From Jean-Pierre Blanchard2
ALS: American Philosophical Society
ce jeudy soir [c. April, 1782]3
Monsieur de sarsfield m’ayant annoncè que vous me feriez l’honneur de venir voir mon vaisseau Volant dèmain.4 J’ay l’honneur de vous donner avis, qu’ayant commencé a faire mettre la couverture de carton vous ne verrez absolument rien d’interessant la meccanique etant enfermée par cette envelope. Je ne pouray percer la place des Glaces et en ouvrir la porte que dans environ 8 jours, alors Monsieur sy a cette époque vous vouliez choisir un jour et une heure jauray l’honneur de vous recevoir, j’ay celuy dêtre très parfaitement Monsieur Votre très humble serviteur
Addressed: A Monsieur / Monsieur franklin / a Passy / Blanchard
2. Blanchard (1750–1809), whose name is sometimes given as “François,” had spent 12 years trying to construct a flying machine. Though these various “vaisseaux volants” were unsuccessful, Blanchard established his place in the history of aeronautics by completing, with the American John Jeffries, the first balloon crossing of the English Channel and by pioneering the parachute: DBF; Encyclopdia Britannica; Jour. de Paris, Aug. 28, 1781.
3. Blanchard initially issued tickets for a public demonstration of his flying machine to be held on Sunday, April 28; he then rescheduled for the following Sunday, May 5: Jour. de Paris, May 1, 1782. The present letter seems to date from a time when he was engaged in the final construction tasks.

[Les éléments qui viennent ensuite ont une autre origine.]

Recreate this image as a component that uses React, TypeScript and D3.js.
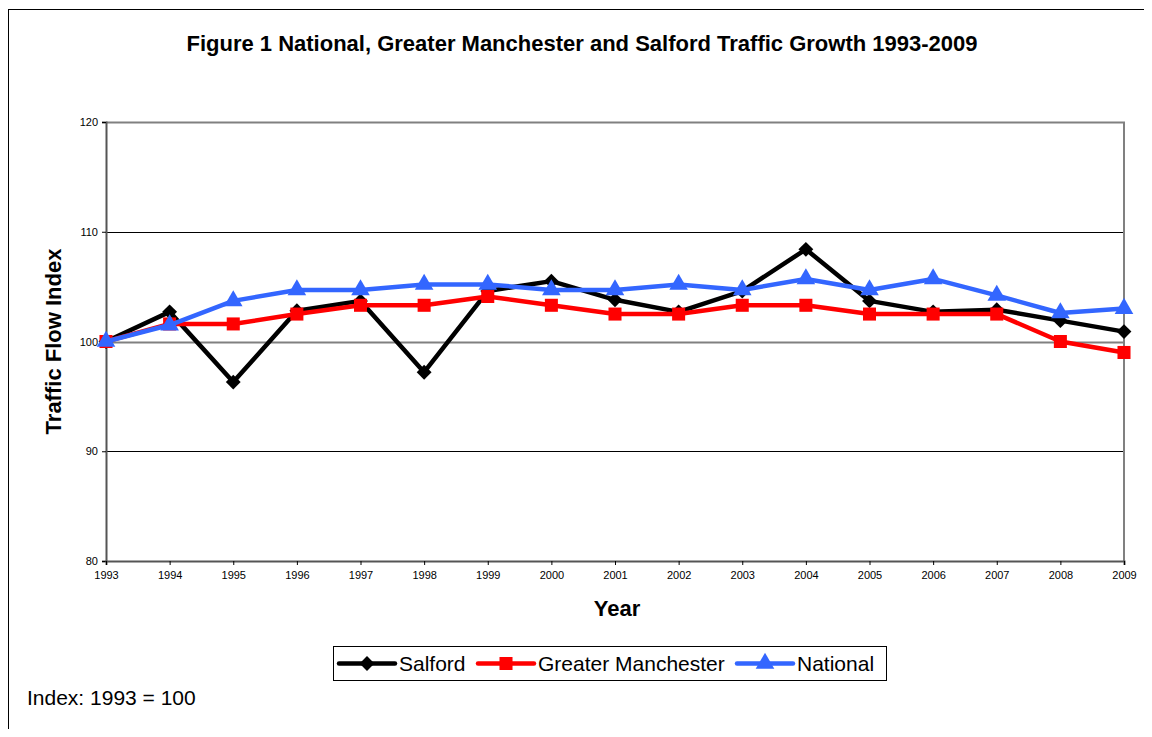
import React, { useEffect, useRef } from "react";
import * as d3 from "d3";

// chart data
const years = [1993, 1994, 1995, 1996, 1997, 1998, 1999, 2000, 2001, 2002, 2003, 2004, 2005, 2006, 2007, 2008, 2009];
const salford = [100, 102.7, 96.3, 102.8, 103.7, 97.2, 104.6, 105.5, 103.8, 102.7, 104.6, 108.4, 103.7, 102.7, 102.9, 101.9, 100.9];
const greaterManchester = [100, 101.6, 101.6, 102.5, 103.3, 103.3, 104.1, 103.3, 102.5, 102.5, 103.3, 103.3, 102.5, 102.5, 102.5, 100, 99];
const national = [100, 101.5, 103.7, 104.7, 104.7, 105.2, 105.2, 104.7, 104.7, 105.2, 104.7, 105.7, 104.7, 105.7, 104.2, 102.6, 103.0];
const yTicks = [80, 90, 100, 110, 120];

// Excel-style diamond = square turned 45 degrees
const seriesList = [
  { name: "Salford", values: salford, color: "#000000", symbol: d3.symbolSquare, size: 110, rotate: 45 },
  { name: "Greater Manchester", values: greaterManchester, color: "#ff0000", symbol: d3.symbolSquare, size: 170, rotate: 0 },
  { name: "National", values: national, color: "#3366ff", symbol: d3.symbolTriangle, size: 150, rotate: 0 },
];

const FONT = "'Liberation Sans', Arial, sans-serif";

const Chart = () => {
  const ref = useRef<SVGSVGElement>(null);

  useEffect(() => {
    if (!ref.current) return;
    const svg = d3.select(ref.current);
    svg.selectAll("*").remove();

    const W = 1152;
    const H = 737;
    const margin = { top: 122, right: 28, bottom: 176, left: 106 };
    const width = W - margin.left - margin.right;
    const height = H - margin.top - margin.bottom;

    svg.attr("width", W).attr("height", H).style("display", "block").style("font-family", FONT);

    // outer frame
    svg.append("rect").attr("x", 8.5).attr("y", 9.5).attr("width", W + 10).attr("height", H + 10)
      .attr("fill", "#fff").attr("stroke", "#000").attr("stroke-width", 1);

    svg.append("text").attr("x", 582).attr("y", 51).attr("text-anchor", "middle")
      .attr("font-size", 22).attr("font-weight", "bold")
      .text("Figure 1 National, Greater Manchester and Salford Traffic Growth 1993-2009");

    const g = svg.append("g").attr("transform", `translate(${margin.left},${margin.top})`);

    const x = d3.scaleLinear().domain([1993, 2009]).range([0, width]);
    const y = d3.scaleLinear().domain([80, 120]).range([height, 0]);

    // grid lines
    g.selectAll(".grid").data(yTicks.filter(t => t !== 80 && t !== 120)).enter().append("line")
      .attr("x1", 0).attr("x2", width)
      .attr("y1", d => Math.round(y(d)) + 0.5).attr("y2", d => Math.round(y(d)) + 0.5)
      .attr("stroke", d => (d === 100 ? "#808080" : "#000"))
      .attr("stroke-width", d => (d === 100 ? 2 : 1));

    // plot border top/right
    g.append("path").attr("d", `M0,0.5H${width}V${height}`).attr("fill", "none")
      .attr("stroke", "#808080").attr("stroke-width", 2);

    // y axis
    const yAxis = g.append("g").call(d3.axisLeft(y).tickValues(yTicks).tickSize(4).tickPadding(4));
    yAxis.select(".domain").attr("stroke", "#555").attr("stroke-width", 2);
    yAxis.selectAll("text").attr("font-size", 11).attr("font-family", FONT).attr("fill", "#000");

    // x axis
    const xAxis = g.append("g").attr("transform", `translate(0,${height})`)
      .call(d3.axisBottom(x).tickValues(years).tickFormat(d3.format("d")).tickSize(4).tickPadding(6));
    xAxis.select(".domain").attr("stroke", "#555").attr("stroke-width", 2);
    xAxis.selectAll("text").attr("font-size", 11).attr("font-family", FONT).attr("fill", "#000");

    g.append("text").attr("x", width / 2 + 2).attr("y", height + 55).attr("text-anchor", "middle")
      .attr("font-size", 22).attr("font-weight", "bold").text("Year");

    svg.append("text").attr("transform", `translate(61,${margin.top + height / 2}) rotate(-90)`)
      .attr("text-anchor", "middle").attr("font-size", 22).attr("font-weight", "bold")
      .text("Traffic Flow Index");

    const line = d3.line<number>().x((_, i) => x(years[i])).y(d => y(d));

    seriesList.forEach(s => {
      g.append("path").datum(s.values).attr("d", line).attr("fill", "none")
        .attr("stroke", s.color).attr("stroke-width", 4.5).attr("stroke-linejoin", "round");
      g.selectAll(null).data(s.values).enter().append("path")
        .attr("transform", (d, i) => `translate(${x(years[i])},${y(d)}) rotate(${s.rotate})`)
        .attr("d", d3.symbol().type(s.symbol).size(s.size)())
        .attr("fill", s.color);
    });

    // legend
    const lg = svg.append("g").attr("transform", "translate(333,646)");
    lg.append("rect").attr("x", 0.5).attr("y", 0.5).attr("width", 553).attr("height", 34)
      .attr("fill", "#fff").attr("stroke", "#000");
    const offsets = [6, 145, 404];
    seriesList.forEach((s, i) => {
      const ox = offsets[i];
      lg.append("line").attr("x1", ox).attr("x2", ox + 56).attr("y1", 17.5).attr("y2", 17.5)
        .attr("stroke", s.color).attr("stroke-width", 4.5).attr("stroke-linecap", "round");
      lg.append("path").attr("transform", `translate(${ox + 28},17.5) rotate(${s.rotate})`)
        .attr("d", d3.symbol().type(s.symbol).size(s.size)()).attr("fill", s.color);
      lg.append("text").attr("x", ox + 60).attr("y", 24.5).attr("font-size", 21).text(s.name);
    });

    svg.append("text").attr("x", 27).attr("y", 705).attr("font-size", 21).text("Index: 1993 = 100");
  }, []);

  return <svg ref={ref} />;
};

export default function App() {
  return (
    <div style={{ margin: -8 }}>
      <Chart />
    </div>
  );
}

4. Parisians had been visiting Blanchard’s workshop ever since the inventor aroused public curiosity and debate by describing his project in the Jour. de Paris on Aug. 28, 1781. The “vaisseau volant” was at that time shaped like a small boat, four feet long by two feet wide, that could hold two people. Two pairs of ten-foot-long wings would create a parasol 20 feet in diameter; the mechanics of locomotion were not detailed. Blanchard later modified that design, adding an outer layer to the body, the “couverture de carton” that he alludes to in the present letter. A witness at the May 5 viewing observed this covering (with a window and door cut in it) and described the vessel as resembling the body of a bird, with the bow shaped like a beak and the tiller, a tail. There were now six wings in all. Fore and aft wings would levitate the vessel, and two pairs of side wings would propel it. Certain lingering design flaws prevented Blanchard from demonstrating the machine to the enormous crowd that turned out, despite terrible weather, at the home of his patron the abbé de Vienné on May 5. He needed three more weeks, he said, during which no one would be allowed to visit the atelier. Despite large financial incentives promised by the comte d’Artois and the duc de Chartres if the “vaisseau” were to fly, Blanchard’s project failed, and it was rumored that he fled Paris with a substantial sum of the abbé’s money: Jour. de Paris, Jan. 14, April 4 (and issues cited there), and April 27, 1782; Bachaumont, Mémoires secrets, XX, 142, 229–30, 232–4, 237; Métra, Correspondance secrète, XIII, 100.